(Records from a dataset)
-----
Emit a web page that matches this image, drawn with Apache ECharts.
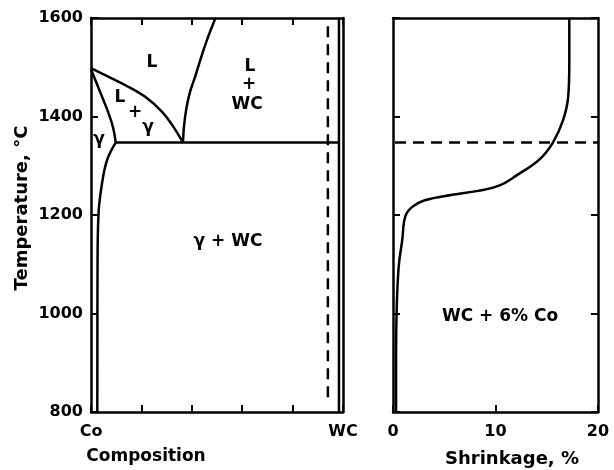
<!DOCTYPE html>
<html>
<head>
<meta charset="utf-8">
<script src="https://cdn.jsdelivr.net/npm/echarts@6/dist/echarts.min.js"></script>
<style>html,body{margin:0;padding:0;background:#fff}#c{width:614px;height:470px}</style>
</head>
<body>
<div id="c"></div>
<script>
// ---- data (composition %, temperature °C) ----
const tempTicks = [800, 1000, 1200, 1400, 1600];
const compLabels = ['Co', 'WC'];
const shrinkTicks = [0, 10, 20];
const liquidusCo = [[0,1498],[5.6,1484],[13.5,1464],[21.5,1440],[28.3,1409],[32.7,1379],[36.5,1347]];
const solidusGamma = [[0,1496],[3.6,1450],[6.8,1409],[8.8,1377],[9.8,1347]];
const solvusGamma = [[9.8,1347],[6.4,1312],[4.4,1265],[3.0,1204],[2.6,1100],[2.5,800]];
const eutectic = [[9.8,1347],[98.4,1347]];
const liquidusWC = [[36.5,1347],[36.9,1380],[37.8,1415],[39.3,1450],[41.4,1482],[43.4,1515],[46.0,1555],[49.4,1600]];
const alloyLine = [[94,830],[94,1590]];
const wcLine = [[98.4,800],[98.4,1600]];
const shrinkage = [[0.3,800],[0.3,900],[0.35,1000],[0.55,1094],[0.9,1149],[1.2,1197],[1.85,1216],[3.1,1230],[5.8,1241],[8.3,1249],[10.4,1260],[12.1,1281],[14.3,1313],[15.6,1347],[16.6,1393],[17.1,1442],[17.2,1508],[17.2,1600]];
const eutecticShrink = [[0.2,1347],[20,1347]];

const FONT = 'DejaVu Sans';
const txt = (t, x, y, size, extra) => Object.assign({
  type: 'text', x: x, y: y,
  style: { text: t, font: 'bold ' + (size || 17) + 'px "' + FONT + '"', fill: '#000', textAlign: 'center', textVerticalAlign: 'middle' }
}, extra || {});

const chart = echarts.init(document.getElementById('c'));
const LW = 2.5;
const axLine = { show: true, onZero: false, lineStyle: { color: '#000', width: LW } };
const tickIn = (len) => ({ show: true, inside: true, length: len, lineStyle: { color: '#000', width: 2 } });
const lab = { color: '#000', fontFamily: FONT, fontWeight: 'bold', fontSize: 16 };
const lineS = (xi, yi, data, extra) => Object.assign({
  type: 'line', xAxisIndex: xi, yAxisIndex: yi, data: data, symbol: 'none',
  lineStyle: { color: '#000', width: LW }, silent: true, animation: false
}, extra || {});
const dashed = { color: '#000', width: 2.5, type: [11, 7] };

chart.setOption({
  animation: false,
  grid: [
    { left: 91, top: 18, width: 252, height: 394 },
    { left: 393, top: 18, width: 205, height: 394 }
  ],
  xAxis: [
    { gridIndex: 0, type: 'value', position: 'bottom', min: 0, max: 100, interval: 20,
      axisLine: axLine, axisTick: tickIn(7), splitLine: { show: false },
      axisLabel: Object.assign({}, lab, { margin: 12, formatter: v => v === 0 ? compLabels[0] : (v === 100 ? compLabels[1] : '') }) },
    { gridIndex: 0, type: 'value', position: 'top', min: 0, max: 100, interval: 20,
      axisLine: axLine, axisTick: tickIn(7), splitLine: { show: false }, axisLabel: { show: false } },
    { gridIndex: 1, type: 'value', position: 'bottom', min: 0, max: 20, interval: 10,
      axisLine: axLine, axisTick: tickIn(7), splitLine: { show: false },
      axisLabel: Object.assign({}, lab, { margin: 12, formatter: v => shrinkTicks.includes(v) ? String(v) : '' }) },
    { gridIndex: 1, type: 'value', position: 'top', min: 0, max: 20, interval: 10,
      axisLine: axLine, axisTick: { show: false }, splitLine: { show: false }, axisLabel: { show: false } }
  ],
  yAxis: [
    { gridIndex: 0, type: 'value', position: 'left', min: 800, max: 1600, interval: 200,
      axisLine: axLine, axisTick: tickIn(7), splitLine: { show: false },
      axisLabel: Object.assign({}, lab, { margin: 8, formatter: v => tempTicks.includes(v) ? String(v) : '' }) },
    { gridIndex: 0, type: 'value', position: 'right', min: 800, max: 1600, interval: 200,
      axisLine: axLine, axisTick: { show: false }, splitLine: { show: false }, axisLabel: { show: false } },
    { gridIndex: 1, type: 'value', position: 'left', min: 800, max: 1600, interval: 200,
      axisLine: axLine, axisTick: tickIn(7), splitLine: { show: false }, axisLabel: { show: false } },
    { gridIndex: 1, type: 'value', position: 'right', min: 800, max: 1600, interval: 200,
      axisLine: axLine, axisTick: tickIn(7), splitLine: { show: false }, axisLabel: { show: false } }
  ],
  series: [
    lineS(0, 0, liquidusCo, { smooth: 0.4 }),
    lineS(0, 0, solidusGamma, { smooth: 0.4 }),
    lineS(0, 0, solvusGamma, { smooth: 0.4 }),
    lineS(0, 0, eutectic),
    lineS(0, 0, liquidusWC, { smooth: 0.4 }),
    lineS(0, 0, alloyLine, { lineStyle: dashed }),
    lineS(0, 0, wcLine),
    lineS(2, 2, shrinkage, { smooth: 0.4 }),
    lineS(2, 2, eutecticShrink, { lineStyle: dashed })
  ],
  graphic: [
    txt('L', 152, 63),
    txt('L', 120, 98), txt('+', 135, 113), txt('γ', 148, 128),
    txt('γ', 99, 140),
    txt('L', 250, 67), txt('+', 249, 85), txt('WC', 247, 105),
    txt('γ + WC', 228, 242),
    txt('WC + 6% Co', 500, 317),
    txt('Composition', 146, 457),
    txt('Shrinkage, %', 512, 459, 18),
    txt('Temperature, °C', 22, 208, 18, { rotation: Math.PI / 2 })
  ]
});
</script>
</body>
</html>
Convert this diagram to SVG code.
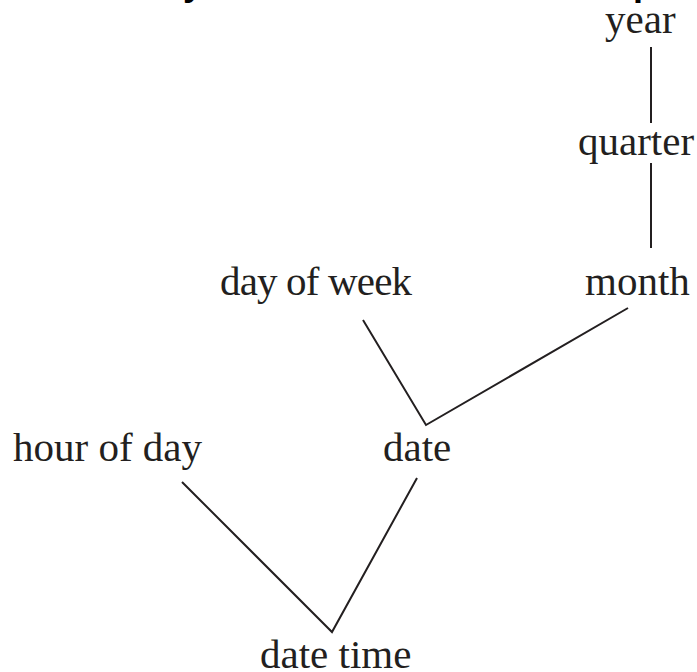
<svg xmlns="http://www.w3.org/2000/svg" width="697" height="672" viewBox="0 0 697 672">
  <style>
    .lbl { font-family: "Liberation Serif", "Times New Roman", serif; font-size: 41px; fill: #231f20; }
    .ttl { font-family: "Liberation Sans", Arial, sans-serif; font-size: 36px; font-weight: bold; fill: #000; }
    .edge { stroke: #231f20; stroke-width: 2; fill: none; }
  </style>
  <rect width="697" height="672" fill="#fff"/>

  <!-- heading above the frame, only its descenders reach into view -->
  <g id="heading">
    <text class="ttl" x="183" y="-5.5">y</text>
    <text class="ttl" x="633" y="-5.5">p</text>
  </g>

  <g id="connectors">
    <line class="edge" x1="651" y1="47" x2="651" y2="123"/>
    <line class="edge" x1="651" y1="163" x2="651" y2="248"/>
    <polyline class="edge" points="363,320 426,425 628,308"/>
    <polyline class="edge" points="182,482 332,632 417,478"/>
  </g>

  <g id="year"><text class="lbl" x="605" y="33">year</text></g>
  <g id="quarter"><text class="lbl" x="578" y="155">quarter</text></g>
  <g id="month"><text class="lbl" x="585" y="295">month</text></g>
  <g id="day-of-week"><text class="lbl" x="220" y="295" textLength="192" lengthAdjust="spacing">day of week</text></g>
  <g id="date"><text class="lbl" x="383" y="461">date</text></g>
  <g id="hour-of-day"><text class="lbl" x="13" y="461">hour of day</text></g>
  <g id="date-time"><text class="lbl" x="260" y="668">date time</text></g>
</svg>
-----
▸ **Objective**
Without the pictures, return the listing above from its first line through the line that has "const eutecticShrink = [[0.2,1347],[20,1347]];".

▸ **Answer in full**
Emit a web page that matches this image, drawn with Apache ECharts.
<!DOCTYPE html>
<html>
<head>
<meta charset="utf-8">
<script src="https://cdn.jsdelivr.net/npm/echarts@6/dist/echarts.min.js"></script>
<style>html,body{margin:0;padding:0;background:#fff}#c{width:614px;height:470px}</style>
</head>
<body>
<div id="c"></div>
<script>
// ---- data (composition %, temperature °C) ----
const tempTicks = [800, 1000, 1200, 1400, 1600];
const compLabels = ['Co', 'WC'];
const shrinkTicks = [0, 10, 20];
const liquidusCo = [[0,1498],[5.6,1484],[13.5,1464],[21.5,1440],[28.3,1409],[32.7,1379],[36.5,1347]];
const solidusGamma = [[0,1496],[3.6,1450],[6.8,1409],[8.8,1377],[9.8,1347]];
const solvusGamma = [[9.8,1347],[6.4,1312],[4.4,1265],[3.0,1204],[2.6,1100],[2.5,800]];
const eutectic = [[9.8,1347],[98.4,1347]];
const liquidusWC = [[36.5,1347],[36.9,1380],[37.8,1415],[39.3,1450],[41.4,1482],[43.4,1515],[46.0,1555],[49.4,1600]];
const alloyLine = [[94,830],[94,1590]];
const wcLine = [[98.4,800],[98.4,1600]];
const shrinkage = [[0.3,800],[0.3,900],[0.35,1000],[0.55,1094],[0.9,1149],[1.2,1197],[1.85,1216],[3.1,1230],[5.8,1241],[8.3,1249],[10.4,1260],[12.1,1281],[14.3,1313],[15.6,1347],[16.6,1393],[17.1,1442],[17.2,1508],[17.2,1600]];
const eutecticShrink = [[0.2,1347],[20,1347]];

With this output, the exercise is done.